Voltando ao ilustre “cefalópode”, outra vez na roupagem de um polvo, caro leitor, sua aderência às esferas cibernéticas é mais garantida que à dos pneus franceses. Mc Luhan certamente exultará, sobrevoando agora planetas distantes da pós-terráquea existência, entoando laconicamente à exaustão: os meios de comunicação são extensões do homem, tudo evanesceu. Você se perdeu em tudo que o circunda.

Fragmentos de memória esponjosa foram entregues a aplicativos cônscios de suas responsabilidades. Momentos de puro romantismo doados a fotos zipadas, guardadas para todo o sempre nas esfinges do HD de sua recém-adquirida máquina portátil.

Vale recordar, nos idos de 1997 o já plugado compositor e cantor baiano Gilberto Gil profetizou na música “Pela Internet”, o que seria o mundo cibernético hoje. À época, o acesso à web, iniciado entre nós em 1995, ensaiava seus incertos passos. Mas a canção concebida pelo artista preconizava na altura o advento de uma verdadeira revolução tecnológica.
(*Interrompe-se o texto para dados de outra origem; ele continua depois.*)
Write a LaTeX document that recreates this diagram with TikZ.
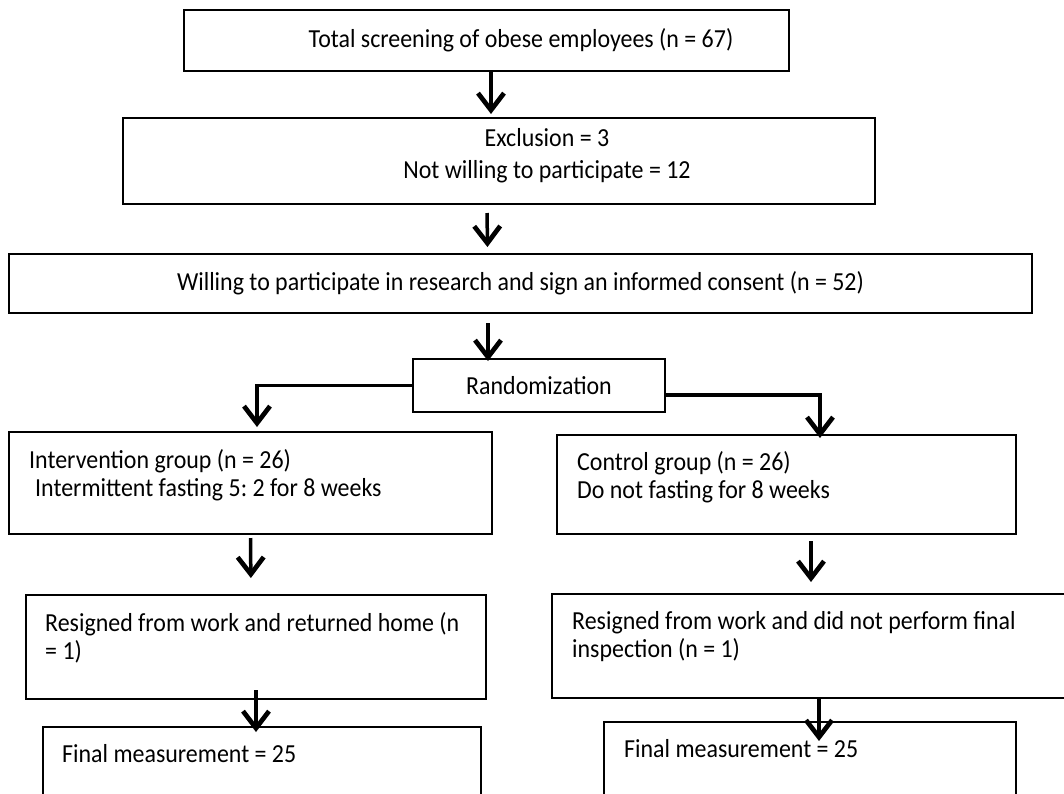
\documentclass[tikz,border=0pt]{standalone}
\usepackage{fontspec}
\setmainfont{Carlito}[FakeStretch=0.92]
\frenchspacing
\usetikzlibrary{arrows.meta,positioning}
\begin{document}
\begin{tikzpicture}[x=1pt,y=-1pt,
    box/.style={draw,line width=2pt,inner sep=0pt},
    txt/.style={inner sep=0pt,align=left,font=\fontsize{26}{28.7}\selectfont},
    arr/.style={line width=3.5pt,-{Straight Barb[length=17pt,width=26pt,line width=1.2pt 1]}}]
    \useasboundingbox (0,0) rectangle (1064,793);
    \clip (0,0) rectangle (1064,793);
    % boxes
    \node[box,minimum width=605pt,minimum height=61pt] (screen) at (486.5,40.5) {};
    \node[box,minimum width=752pt,minimum height=86pt] (excl) at (499,161) {};
    \node[box,txt,align=center,minimum width=1023pt,minimum height=59pt] (willing) at (520.5,283.5)
        {Willing to participate in research and sign an informed consent (n = 52)};
    \node[box,txt,align=center,minimum width=252pt,minimum height=53pt] (random) at (539,385.5) {Randomization};
    \node[box,minimum width=483pt,minimum height=102pt] (interv) at (250.5,483) {};
    \node[box,minimum width=459pt,minimum height=99pt] (control) at (786.5,484.5) {};
    \node[box,minimum width=460pt,minimum height=104pt] (resL) at (256,647) {};
    \node[box,minimum width=524pt,minimum height=104pt] (resR) at (814,646) {};
    \node[box,minimum width=438pt,minimum height=83pt] (finL) at (262,768.5) {};
    \node[box,minimum width=412pt,minimum height=88pt] (finR) at (810,766) {};
    % texts
    \node[txt,align=center] (screenT) at ([xshift=34.5pt]screen.center) {Total screening of obese employees (n = 67)};
    \node[txt,align=center,font=\fontsize{26}{32}\selectfont] (exclT) at ([shift={(48pt,5pt)}]excl.center)
        {Exclusion = 3\\Not willing to participate = 12};
    \node[txt,below right=18pt and 21pt of interv.north west] (intervT)
        {Intervention group (n = 26)\\\hspace*{0.23em}Intermittent fasting 5: 2 for 8 weeks};
    \node[txt,below right=17pt and 21pt of control.north west] (controlT)
        {Control group (n = 26)\\Do not fasting for 8 weeks};
    \node[txt,below right=18pt and 20pt of resL.north west] (resLT)
        {Resigned from work and returned home (n\\= 1)};
    \node[txt,below right=18pt and 21pt of resR.north west] (resRT)
        {Resigned from work and did not perform final\\inspection (n = 1)};
    \node[txt,below right=18pt and 20pt of finL.north west] (finLT) {Final measurement = 25};
    \node[txt,below right=18pt and 21pt of finR.north west] (finRT) {Final measurement = 25};
    % arrows
    \draw[arr,shorten >=3pt] ([xshift=4.5pt]screen.south) -- ([xshift=-8pt]excl.north);
    \draw[arr,shorten <=8pt,shorten >=6pt] ([xshift=-12pt]excl.south) -- ([xshift=-33pt]willing.north);
    \draw[arr,shorten <=9pt,shorten >=-3pt] ([xshift=-32.5pt]willing.south) -- ([xshift=-51pt]random.north);
    \draw[arr,shorten >=4pt] (random.west) -| ([xshift=6.5pt]interv.north);
    \draw[arr,shorten >=-4pt] ([yshift=-9.5pt]random.east) -| ([xshift=33.5pt]control.north);
    \draw[arr,shorten <=3pt,shorten >=16pt] (interv.south) -- ([xshift=-5pt]resL.north);
    \draw[arr,shorten <=6pt,shorten >=11pt] ([xshift=24.5pt]control.south) -- ([xshift=-3pt]resR.north);
    \draw[arr,shorten <=-10pt,shorten >=-6pt] (resL.south) -- ([xshift=-6pt]finL.north);
    \draw[arr,shorten >=-20pt] ([xshift=5pt]resR.south) -- ([xshift=9pt]finR.north);
\end{tikzpicture}
\end{document}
“Criar meu web site/ Fazer minha home-page/ Com quantos gigabytes/ Se faz uma jangada/ Um barco que veleje.” Na atualidade, a sanha pelo escrutínio da privacidade dos internautas alastrou-se . Somos irrecorrivelmente transparentes e decodificáveis em quaisquer telas. Esconderijos apresentem-se a nós, os usuários conclamam.

Novas redes sociais também ventilam sua aterrissagem por aqui, como a do grupo Anonymus à qual você poderá se afiliar, mantendo, segundo ratificam os criadores, sua identidade preservada de hackers. Blindagem à vista. Droga. Neste exato instante não consigo enxergar você.

Por favor, peço-lhe humildemente que esclareça: aonde se meteu desta vez, criatura mobile, com essa mania de se introduzir no útero das tecnologias, hein?

Desplugue-se um pouco para eu ver você. É uma súplica que faço, seguida, porém, de um xingamento inevitável… Sua pulga!